>>>

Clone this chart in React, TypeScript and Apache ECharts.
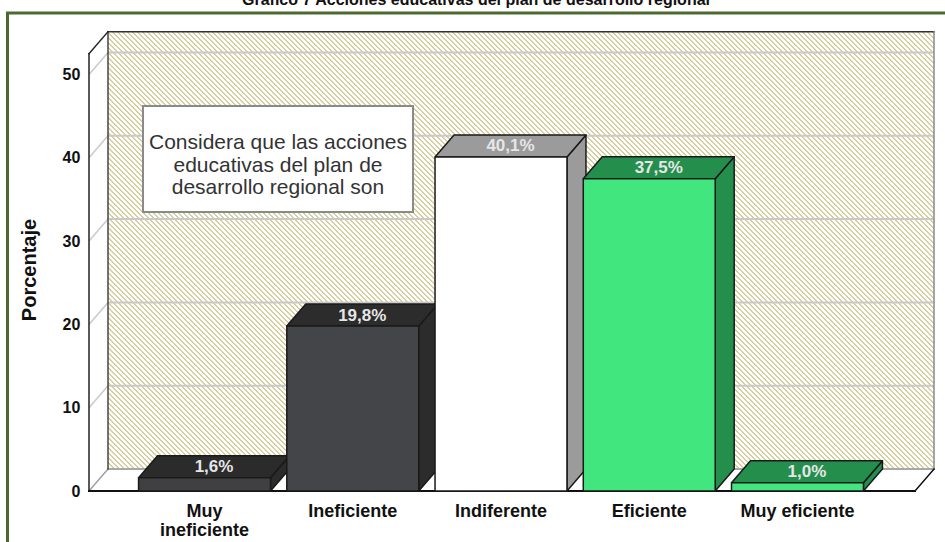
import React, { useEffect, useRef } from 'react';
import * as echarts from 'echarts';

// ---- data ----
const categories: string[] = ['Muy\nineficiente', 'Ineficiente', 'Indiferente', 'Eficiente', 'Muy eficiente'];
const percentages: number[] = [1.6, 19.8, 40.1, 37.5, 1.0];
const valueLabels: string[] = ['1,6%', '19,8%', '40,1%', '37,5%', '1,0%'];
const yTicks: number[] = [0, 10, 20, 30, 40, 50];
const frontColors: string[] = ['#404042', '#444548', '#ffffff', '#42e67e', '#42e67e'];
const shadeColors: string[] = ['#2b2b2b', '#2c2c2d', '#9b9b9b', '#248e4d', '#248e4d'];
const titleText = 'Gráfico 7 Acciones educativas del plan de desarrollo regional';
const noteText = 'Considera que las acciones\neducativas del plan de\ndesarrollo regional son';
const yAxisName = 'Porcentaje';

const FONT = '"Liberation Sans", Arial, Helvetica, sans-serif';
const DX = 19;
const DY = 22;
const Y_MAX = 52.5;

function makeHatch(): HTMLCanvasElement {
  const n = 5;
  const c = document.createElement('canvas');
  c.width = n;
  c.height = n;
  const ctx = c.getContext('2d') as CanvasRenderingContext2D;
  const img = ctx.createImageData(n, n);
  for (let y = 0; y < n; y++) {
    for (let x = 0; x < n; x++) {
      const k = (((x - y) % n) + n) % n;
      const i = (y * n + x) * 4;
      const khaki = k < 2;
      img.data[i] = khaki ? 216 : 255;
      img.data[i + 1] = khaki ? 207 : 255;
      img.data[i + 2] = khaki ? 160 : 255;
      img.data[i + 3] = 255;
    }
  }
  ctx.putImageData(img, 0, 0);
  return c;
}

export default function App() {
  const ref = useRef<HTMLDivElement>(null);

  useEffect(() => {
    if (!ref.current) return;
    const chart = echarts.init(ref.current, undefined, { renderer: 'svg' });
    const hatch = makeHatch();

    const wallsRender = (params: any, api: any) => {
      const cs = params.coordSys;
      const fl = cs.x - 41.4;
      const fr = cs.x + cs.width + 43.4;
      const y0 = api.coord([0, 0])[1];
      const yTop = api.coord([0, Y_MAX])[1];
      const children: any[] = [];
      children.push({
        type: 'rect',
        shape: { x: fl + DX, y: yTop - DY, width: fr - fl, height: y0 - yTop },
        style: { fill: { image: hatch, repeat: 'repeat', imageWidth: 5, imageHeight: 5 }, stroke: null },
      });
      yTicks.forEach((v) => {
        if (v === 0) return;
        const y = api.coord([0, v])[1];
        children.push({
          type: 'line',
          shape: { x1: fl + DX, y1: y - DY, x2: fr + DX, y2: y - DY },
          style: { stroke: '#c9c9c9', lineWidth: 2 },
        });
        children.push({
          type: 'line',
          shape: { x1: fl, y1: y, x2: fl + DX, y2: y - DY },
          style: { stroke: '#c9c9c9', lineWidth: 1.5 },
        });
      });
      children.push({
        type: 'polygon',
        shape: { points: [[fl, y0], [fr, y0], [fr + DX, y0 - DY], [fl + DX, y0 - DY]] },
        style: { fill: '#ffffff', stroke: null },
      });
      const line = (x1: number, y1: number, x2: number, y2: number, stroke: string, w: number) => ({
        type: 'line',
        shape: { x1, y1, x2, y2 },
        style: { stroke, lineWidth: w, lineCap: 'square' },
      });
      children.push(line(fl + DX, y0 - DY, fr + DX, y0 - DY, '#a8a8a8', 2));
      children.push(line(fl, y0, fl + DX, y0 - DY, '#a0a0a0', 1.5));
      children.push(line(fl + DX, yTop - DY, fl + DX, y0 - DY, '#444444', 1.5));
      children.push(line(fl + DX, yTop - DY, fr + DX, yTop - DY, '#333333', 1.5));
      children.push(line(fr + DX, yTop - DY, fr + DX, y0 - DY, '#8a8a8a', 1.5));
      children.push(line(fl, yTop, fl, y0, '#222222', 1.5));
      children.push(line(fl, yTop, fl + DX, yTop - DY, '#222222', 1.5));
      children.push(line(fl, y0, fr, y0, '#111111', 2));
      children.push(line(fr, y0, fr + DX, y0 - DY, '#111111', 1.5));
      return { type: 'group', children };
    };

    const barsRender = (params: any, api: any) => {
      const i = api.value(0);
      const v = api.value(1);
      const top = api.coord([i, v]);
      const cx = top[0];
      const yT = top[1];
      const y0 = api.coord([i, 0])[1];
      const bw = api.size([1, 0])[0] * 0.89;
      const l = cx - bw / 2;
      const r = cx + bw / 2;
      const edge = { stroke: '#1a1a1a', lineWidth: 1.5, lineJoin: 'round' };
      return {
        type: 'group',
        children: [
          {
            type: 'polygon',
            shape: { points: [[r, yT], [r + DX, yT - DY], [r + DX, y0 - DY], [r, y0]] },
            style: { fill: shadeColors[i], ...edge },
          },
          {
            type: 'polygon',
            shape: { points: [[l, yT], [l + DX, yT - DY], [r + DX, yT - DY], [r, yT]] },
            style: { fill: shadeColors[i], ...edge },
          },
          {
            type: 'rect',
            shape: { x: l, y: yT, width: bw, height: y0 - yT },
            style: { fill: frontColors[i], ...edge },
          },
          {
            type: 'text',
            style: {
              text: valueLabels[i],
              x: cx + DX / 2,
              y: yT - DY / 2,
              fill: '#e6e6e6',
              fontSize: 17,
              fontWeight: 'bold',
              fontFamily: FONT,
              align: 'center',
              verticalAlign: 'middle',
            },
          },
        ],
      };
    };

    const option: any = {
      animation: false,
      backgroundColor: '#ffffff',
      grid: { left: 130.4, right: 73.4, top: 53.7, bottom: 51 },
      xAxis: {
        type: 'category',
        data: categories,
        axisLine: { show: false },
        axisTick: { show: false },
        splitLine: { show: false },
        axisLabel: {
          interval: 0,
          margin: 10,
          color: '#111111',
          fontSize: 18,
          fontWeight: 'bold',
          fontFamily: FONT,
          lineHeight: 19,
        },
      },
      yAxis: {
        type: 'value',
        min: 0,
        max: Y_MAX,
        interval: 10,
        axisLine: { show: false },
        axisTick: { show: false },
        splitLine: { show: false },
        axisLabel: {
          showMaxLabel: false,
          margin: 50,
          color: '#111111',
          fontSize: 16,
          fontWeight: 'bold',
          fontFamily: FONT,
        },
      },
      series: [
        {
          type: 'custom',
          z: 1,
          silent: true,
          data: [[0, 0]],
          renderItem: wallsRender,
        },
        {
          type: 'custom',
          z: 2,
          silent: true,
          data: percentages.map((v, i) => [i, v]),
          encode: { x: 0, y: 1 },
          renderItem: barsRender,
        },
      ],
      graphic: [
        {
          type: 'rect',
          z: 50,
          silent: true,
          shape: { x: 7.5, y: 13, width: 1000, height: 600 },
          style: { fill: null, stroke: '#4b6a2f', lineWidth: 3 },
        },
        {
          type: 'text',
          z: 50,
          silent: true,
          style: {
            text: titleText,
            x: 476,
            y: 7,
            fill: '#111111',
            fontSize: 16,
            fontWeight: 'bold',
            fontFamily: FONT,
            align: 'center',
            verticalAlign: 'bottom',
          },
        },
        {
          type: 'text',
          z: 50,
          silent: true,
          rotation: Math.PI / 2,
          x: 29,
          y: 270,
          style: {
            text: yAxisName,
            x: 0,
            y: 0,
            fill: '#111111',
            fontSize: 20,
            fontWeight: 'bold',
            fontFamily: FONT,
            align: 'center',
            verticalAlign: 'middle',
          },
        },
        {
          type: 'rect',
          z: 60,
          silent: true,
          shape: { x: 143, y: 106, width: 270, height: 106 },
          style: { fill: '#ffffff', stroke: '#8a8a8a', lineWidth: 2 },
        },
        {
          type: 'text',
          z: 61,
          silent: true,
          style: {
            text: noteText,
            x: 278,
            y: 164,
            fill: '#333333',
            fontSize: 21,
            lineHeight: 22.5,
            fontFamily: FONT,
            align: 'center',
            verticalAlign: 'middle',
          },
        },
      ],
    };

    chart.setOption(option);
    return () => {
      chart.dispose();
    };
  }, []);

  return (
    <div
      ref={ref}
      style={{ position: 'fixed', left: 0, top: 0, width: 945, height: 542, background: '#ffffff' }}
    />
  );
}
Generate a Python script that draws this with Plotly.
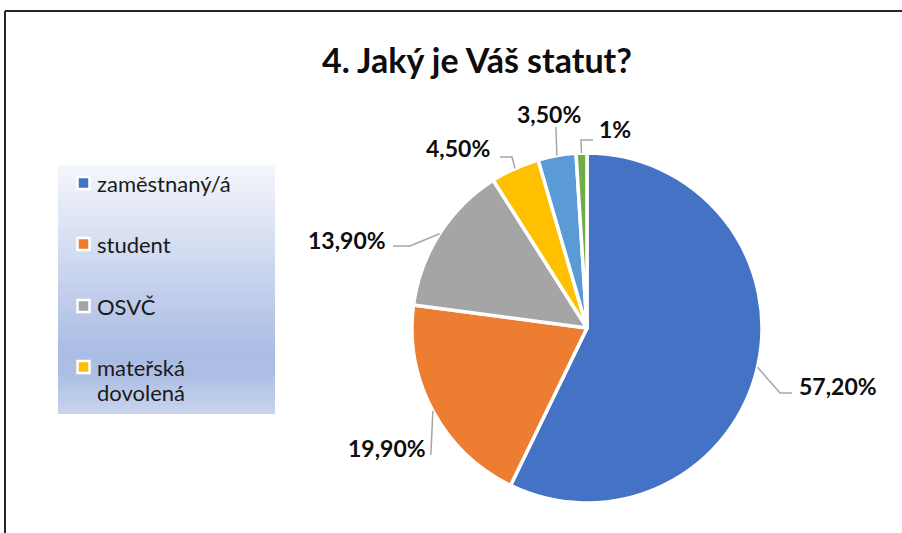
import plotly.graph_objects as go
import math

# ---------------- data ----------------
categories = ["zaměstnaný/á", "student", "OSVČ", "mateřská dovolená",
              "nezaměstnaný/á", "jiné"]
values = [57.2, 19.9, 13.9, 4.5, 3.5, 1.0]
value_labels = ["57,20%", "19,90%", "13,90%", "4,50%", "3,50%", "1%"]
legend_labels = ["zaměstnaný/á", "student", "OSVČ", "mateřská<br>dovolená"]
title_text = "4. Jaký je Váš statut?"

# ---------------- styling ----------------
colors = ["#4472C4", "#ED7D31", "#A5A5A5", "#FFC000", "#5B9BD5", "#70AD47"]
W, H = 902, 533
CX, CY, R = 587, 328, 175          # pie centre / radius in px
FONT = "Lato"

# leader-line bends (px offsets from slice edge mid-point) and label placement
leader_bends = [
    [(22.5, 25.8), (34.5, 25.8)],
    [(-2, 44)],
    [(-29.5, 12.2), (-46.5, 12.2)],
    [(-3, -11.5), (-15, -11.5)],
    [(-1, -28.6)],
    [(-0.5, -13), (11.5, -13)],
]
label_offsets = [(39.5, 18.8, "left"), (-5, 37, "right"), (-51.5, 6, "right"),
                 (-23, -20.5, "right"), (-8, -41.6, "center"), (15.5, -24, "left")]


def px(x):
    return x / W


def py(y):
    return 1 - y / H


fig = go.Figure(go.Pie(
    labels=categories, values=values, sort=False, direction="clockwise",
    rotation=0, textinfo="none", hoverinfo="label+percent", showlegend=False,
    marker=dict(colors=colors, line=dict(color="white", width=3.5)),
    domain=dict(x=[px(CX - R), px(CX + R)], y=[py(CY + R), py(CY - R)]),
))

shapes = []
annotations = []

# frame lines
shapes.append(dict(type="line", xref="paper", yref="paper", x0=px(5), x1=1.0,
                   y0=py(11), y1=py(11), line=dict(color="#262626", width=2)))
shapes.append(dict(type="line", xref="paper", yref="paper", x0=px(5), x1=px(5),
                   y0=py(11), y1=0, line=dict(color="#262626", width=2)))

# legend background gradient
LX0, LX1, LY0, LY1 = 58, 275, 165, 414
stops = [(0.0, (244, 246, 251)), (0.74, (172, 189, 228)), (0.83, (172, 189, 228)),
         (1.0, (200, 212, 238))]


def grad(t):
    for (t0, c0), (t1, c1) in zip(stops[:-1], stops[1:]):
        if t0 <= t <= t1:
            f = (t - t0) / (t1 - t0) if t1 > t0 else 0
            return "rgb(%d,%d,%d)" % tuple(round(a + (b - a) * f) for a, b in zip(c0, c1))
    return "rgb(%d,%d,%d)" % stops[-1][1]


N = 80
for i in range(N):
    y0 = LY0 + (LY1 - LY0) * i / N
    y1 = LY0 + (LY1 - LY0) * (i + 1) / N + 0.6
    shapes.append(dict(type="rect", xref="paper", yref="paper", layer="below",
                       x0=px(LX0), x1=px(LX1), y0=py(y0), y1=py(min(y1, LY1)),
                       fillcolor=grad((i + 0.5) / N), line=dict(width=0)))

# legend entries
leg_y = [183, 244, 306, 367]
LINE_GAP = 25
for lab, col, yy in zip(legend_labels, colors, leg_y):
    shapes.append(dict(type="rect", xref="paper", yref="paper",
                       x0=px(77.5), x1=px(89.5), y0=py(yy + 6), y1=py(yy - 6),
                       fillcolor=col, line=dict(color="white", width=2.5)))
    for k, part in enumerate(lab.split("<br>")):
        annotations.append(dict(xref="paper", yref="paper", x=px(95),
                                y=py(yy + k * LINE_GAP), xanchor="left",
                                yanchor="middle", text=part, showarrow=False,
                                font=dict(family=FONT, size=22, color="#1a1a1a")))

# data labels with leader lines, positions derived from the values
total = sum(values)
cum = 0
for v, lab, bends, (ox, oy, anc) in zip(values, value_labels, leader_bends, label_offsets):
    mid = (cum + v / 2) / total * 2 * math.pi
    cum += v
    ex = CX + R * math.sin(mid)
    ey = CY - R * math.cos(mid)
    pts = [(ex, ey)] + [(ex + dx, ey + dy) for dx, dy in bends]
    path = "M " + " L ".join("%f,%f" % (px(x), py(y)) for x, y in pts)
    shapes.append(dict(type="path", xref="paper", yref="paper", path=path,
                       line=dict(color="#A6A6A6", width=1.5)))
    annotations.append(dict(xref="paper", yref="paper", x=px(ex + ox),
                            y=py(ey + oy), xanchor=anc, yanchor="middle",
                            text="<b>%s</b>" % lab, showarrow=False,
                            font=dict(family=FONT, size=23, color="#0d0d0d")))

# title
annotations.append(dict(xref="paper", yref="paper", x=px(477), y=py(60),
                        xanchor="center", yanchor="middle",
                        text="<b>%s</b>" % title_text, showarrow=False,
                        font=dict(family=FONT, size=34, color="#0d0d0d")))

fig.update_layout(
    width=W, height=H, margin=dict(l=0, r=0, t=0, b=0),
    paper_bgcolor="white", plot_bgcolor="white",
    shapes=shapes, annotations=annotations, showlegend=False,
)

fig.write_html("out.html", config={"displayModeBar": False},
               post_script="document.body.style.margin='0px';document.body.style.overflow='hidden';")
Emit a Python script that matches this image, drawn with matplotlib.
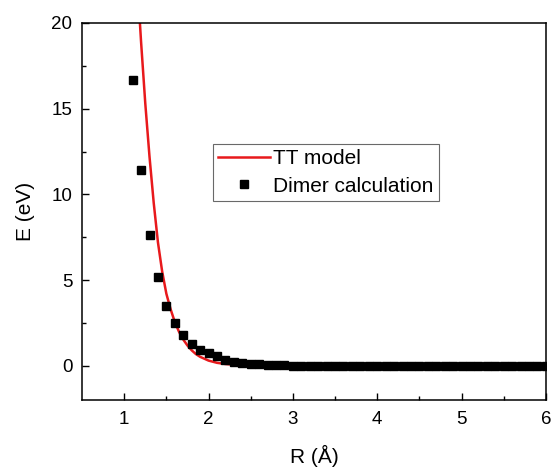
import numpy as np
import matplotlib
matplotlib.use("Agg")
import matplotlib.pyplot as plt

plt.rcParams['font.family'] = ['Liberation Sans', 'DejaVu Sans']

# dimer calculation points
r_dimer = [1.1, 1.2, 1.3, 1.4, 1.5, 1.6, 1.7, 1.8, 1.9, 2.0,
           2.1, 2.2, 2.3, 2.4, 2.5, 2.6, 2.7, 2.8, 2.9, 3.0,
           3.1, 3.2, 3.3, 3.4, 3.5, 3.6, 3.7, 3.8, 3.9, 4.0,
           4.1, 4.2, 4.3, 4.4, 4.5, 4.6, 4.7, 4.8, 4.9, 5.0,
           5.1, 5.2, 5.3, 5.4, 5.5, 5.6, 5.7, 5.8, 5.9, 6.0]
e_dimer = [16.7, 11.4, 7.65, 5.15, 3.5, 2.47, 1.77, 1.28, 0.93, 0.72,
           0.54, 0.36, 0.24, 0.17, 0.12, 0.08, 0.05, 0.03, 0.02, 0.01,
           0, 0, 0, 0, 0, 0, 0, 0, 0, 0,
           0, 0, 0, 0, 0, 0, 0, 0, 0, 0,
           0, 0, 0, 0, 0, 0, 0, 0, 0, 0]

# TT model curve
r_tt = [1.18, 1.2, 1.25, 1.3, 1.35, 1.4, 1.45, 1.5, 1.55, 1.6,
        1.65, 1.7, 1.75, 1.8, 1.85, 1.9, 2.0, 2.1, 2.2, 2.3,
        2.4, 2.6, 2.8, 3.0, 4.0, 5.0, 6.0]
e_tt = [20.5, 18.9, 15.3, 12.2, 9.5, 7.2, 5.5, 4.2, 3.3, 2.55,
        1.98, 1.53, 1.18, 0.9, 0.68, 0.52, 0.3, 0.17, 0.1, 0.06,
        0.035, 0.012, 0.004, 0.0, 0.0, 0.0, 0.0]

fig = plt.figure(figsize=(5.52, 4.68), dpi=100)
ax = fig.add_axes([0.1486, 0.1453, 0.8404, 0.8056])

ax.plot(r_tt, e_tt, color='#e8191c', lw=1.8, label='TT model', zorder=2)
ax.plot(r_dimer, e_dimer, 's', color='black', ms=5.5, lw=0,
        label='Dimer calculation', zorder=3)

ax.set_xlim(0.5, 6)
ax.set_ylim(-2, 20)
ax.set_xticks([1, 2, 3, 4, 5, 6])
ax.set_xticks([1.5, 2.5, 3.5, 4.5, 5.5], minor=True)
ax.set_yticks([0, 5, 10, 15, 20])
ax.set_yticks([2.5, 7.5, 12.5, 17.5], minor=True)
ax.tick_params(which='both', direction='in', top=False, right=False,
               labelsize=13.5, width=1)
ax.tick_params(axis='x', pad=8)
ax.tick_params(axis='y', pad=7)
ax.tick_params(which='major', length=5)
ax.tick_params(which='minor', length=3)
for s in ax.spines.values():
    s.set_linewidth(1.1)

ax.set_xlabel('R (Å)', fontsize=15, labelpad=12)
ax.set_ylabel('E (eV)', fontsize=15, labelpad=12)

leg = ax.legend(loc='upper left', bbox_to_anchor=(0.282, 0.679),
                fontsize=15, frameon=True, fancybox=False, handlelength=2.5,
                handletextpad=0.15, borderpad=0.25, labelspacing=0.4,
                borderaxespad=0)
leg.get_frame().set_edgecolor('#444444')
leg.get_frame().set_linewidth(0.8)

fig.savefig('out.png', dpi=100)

<<<

_YOUR OBJECTIVE_
Starting with the first line of the data above and ending with the line containing "import * as echarts from 'echarts';", please restate every line exactly, leaving images out.

_TASK OUTPUT_
Clone this chart in React, TypeScript and Apache ECharts.
import React, { useEffect, useRef } from 'react';
import * as echarts from 'echarts';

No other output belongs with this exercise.